Unless something happens that requires a pretty quick response, this will be my last post of 2011. And since it’s the end of the year I thought I’d do like so many others and take a look back. However, I’m not looking back at stuff that happened during the year; I’m going back to 1991, to a project and period in my career that I really, really enjoyed. I consider it the first ECM project that I worked on, though I’d never heard of ECM at the time. It’s also the first independent consulting gig that I took on.

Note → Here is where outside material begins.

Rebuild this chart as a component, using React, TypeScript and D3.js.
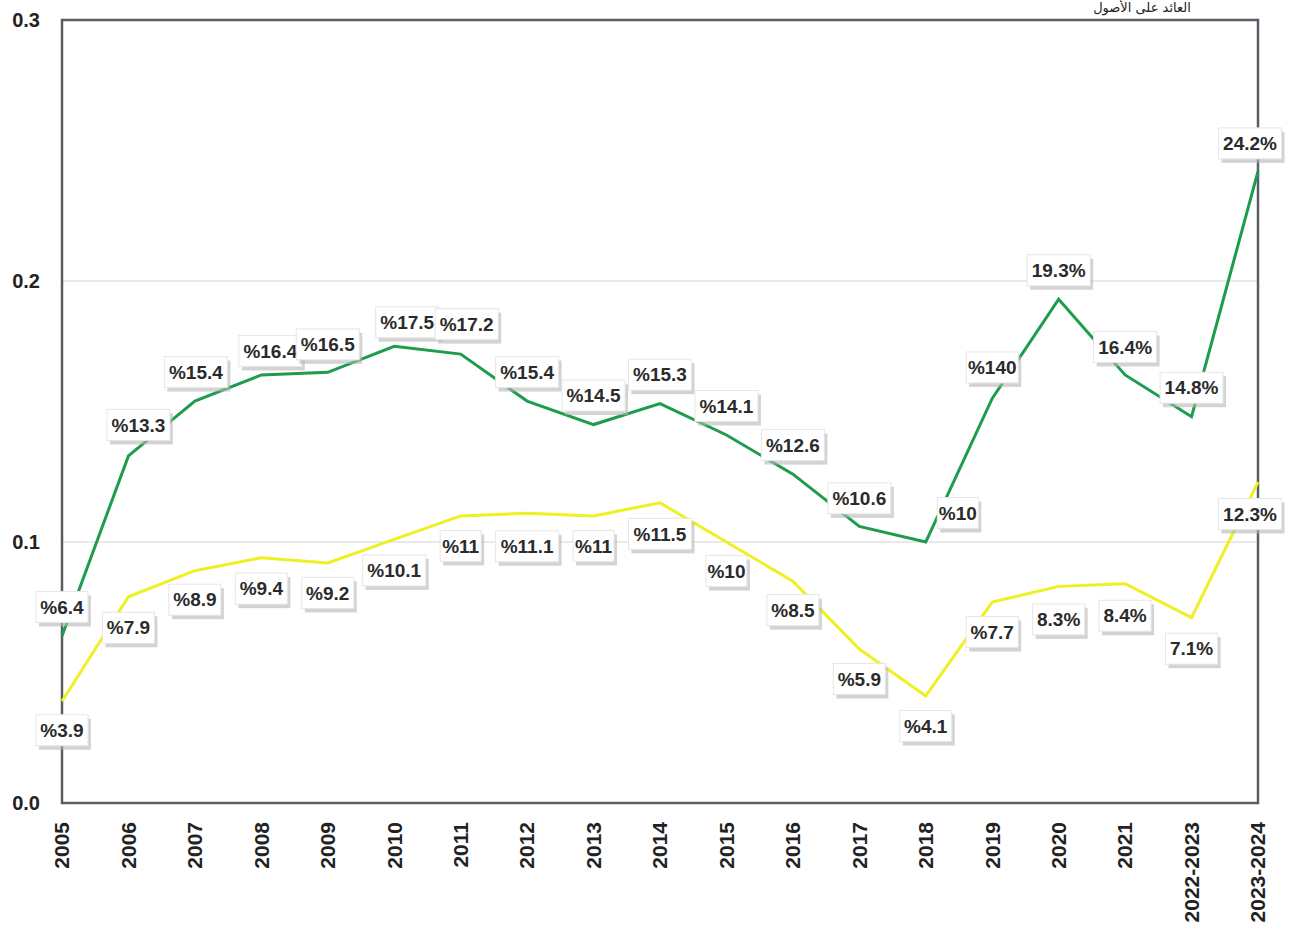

In September of 1991 my wife was asked to move from the Montreal area to the Toronto area for what was supposed to be a maternity leave replacement as one of her colleagues had just had a baby. Since the alternative was unemployment for her, and since I wasn’t working anyways (I was back in school) we decided to make the move. The company she worked for was a small distributor of electronic components (switches, plugs, receptacles, etc.). Their clients were mostly in Canada, with a few in the U.S. Their suppliers were predominantly in Europe and Asia, with a few in the U.S. They also had to deal with transport companies and customs brokers/agents in order to carry on their core business.
My wife’s job was to handle sales orders, purchase orders, customer service, transportation, and customs (I did say it was a small company). Other roles in the organization included one accountant/bookkeeper, some sales guys, a general manager, a warehouse dude, and the owner (one of the nicest guys I have ever worked for or with). I was engaged to implement some accounting / order processing software for them (ended up selecting ACCPAC vWhateverWasCurrentIn1991). I eventually ended up doing double-duty as the IT / Warehouse dude (regular whse dude ended up in jail, I ended up reporting to my wife – oh the fringe benefits).
This company was really excited to be getting their first computerized system of anything. Included in the bundle of stuff that they were getting was a rockin’ 24-pin, tractor fed, colour, dot matrix printer to handle their multi-part forms. They could only afford one colour monitor so there was a discussion about who’d get it and who’d get stuck with the grey-scale monitor. The fax machine used rolls of thermal paper (I’m sure at least one of you reading this has no idea what I am referring to). Printing to the correct printer was controlled by turning the switch on the printer switch box (I still have one in my basement somewhere). Everything, even the stuff that was born digital, was stored in filing cabinets, and everyone had their own copy (we hoped), whether or not they needed it.
Every customer, supplier, and vendor had a file. These files were kept in the GM’s locked office, which wasn’t generally a problem until his love life fell apart and he started taking “mental health days” several times a week. Orders from the customers came in by phone or fax. Faxes were great, especially when several orders came in overnight and needed to be separated from each other using scissors. Confirmations from suppliers were received by phone, fax (see point about customer orders), and mail (sometimes after the order itself). Customs paperwork came in by courier (time was of the essence) or fax. Outbound paperwork was couriered, faxed, or mailed. Sometimes the same document was delivered by all three methods, just to be sure. Internal – internal paperwork was walked to the recipient, except for the out-of-town sales guys who got their stuff via fax (including a nude picture from a calendar we got from a Taiwanese supplier – very tasteful, too bad I sent it to a customer by mistake, oops).
But, they had ACCPAC now. I don’t remember exactly which modules I implemented for them, but G/L, A/R, A/P were part of the mix. Not only did they have automated accounting software, we even went so far as to try to eliminate some paper duplication and streamline some processes. There was certainly some resistance (mostly from the accountant/bookkeeper but she went batty, got fired, and hid a CDN$36k tax bill in the customer invoice files). The point is that there were improvements made, even if we couldn’t apply automation to everything. And I made really good money (by the standards of the day), wasn’t on the clock 24/7 (no cell phones or internet), had plenty of time for me (and my wife/boss), and delivered a project I felt really good about. As things turned out, the company offered my wife and me permanent positions, but we missed Montreal so declined and headed home.
If I had to do that project over again today I would, assuming that the client could afford my rates. I’ve learned a lot (and made mistakes from which I’ve learned) over the last twenty years, so I certainly wouldn’t do things the same way, process or approach wise. The biggest difference, however, would be in the technology. Not only are the tools we have available today much better than what they were back then, they’re enormously less expensive when you consider what you get for your money. In fact, I’d guess that much of the software they’d need for today’s conditions could be had from truly viable open source sources. So maybe they could afford me, after all.
I was going to write a long-ass section detailing what I’d implement to handle which bits of the business, but I changed my mind. We all have an idea of what we’d do with this type of a project.